Ministry leaders who engage or even peruse social media are constantly invited to join arguments that are often built on the foundation of dismissing and reducing others. As ministry leaders who are constantly invited to look down on others, we should remember the parable Jesus told in response to the religious leaders who “looked down on everybody else.” The story Jesus told of the Pharisee and the tax collector, the story where surprisingly the Pharisee is the villain and the tax collector is the example of humility, was told to people who “trusted themselves that they were righteous and looked down on everybody else” (Luke 18:9).

In the one sentence, we see both the fruit and the root of pride. The root of pride is our self-righteousness, “trusting ourselves” and our goodness. The fruit of our pride is “looking down on everybody else.” In one verse we see a connection between self-righteousness and looking down on others. When we stand in our self-righteousness, we inevitably look down on others. What we look down on in others reveals what we are trusting as the source of our right standing before God.

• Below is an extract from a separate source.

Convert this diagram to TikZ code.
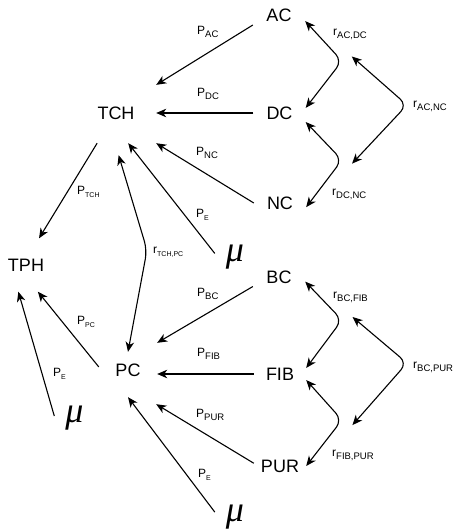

If we find ourselves looking down on others, the thing that we are looking down on them for is likely what we trust for our right standing before God.

  • If we believe our behavior is what makes us right with God, we look down on others who don’t behave as we behave.
  • If we believe how we have decided to educate our kids is what makes us right in this life, then we look down on people who don’t educate their kids the way we educate ours.
  • If we believe our political affiliation is what makes us right before God, we look down on others who don’t hold our views.
  • If we look down and talk down to others whose church practice differs from ours, perhaps we are revealing that we think “how we do things” is the reason we are right with God.
  • If we look and talk down to others who hold a different doctrinal position than we do, especially on secondary issues, perhaps we are revealing that we trust that doctrinal position as the source of our rightness with God.

We should be very careful we are not like the Pharisee in Jesus’ story — the one who thanks God he is not like “those other people.” We should be very careful we are not talking and looking down on others because we are trusting ourselves.

Am I articulating that what we believe does not matter? Absolutely not. Am I suggesting we should not correct error? I am not. We must speak the truth in love. As we hold tightly to the Scripture, we are holding tightly to the Word of God that is “profitable for teaching, for rebuking, for correcting, for training in righteousness” (II Timothy 3:16).

What I am saying is that how we look at others and talk to others, and about others, matters. And that the “looking down” and “talking down” can reveal we are finding our worth, our identity, and our standing in things that are less than the righteousness of Christ.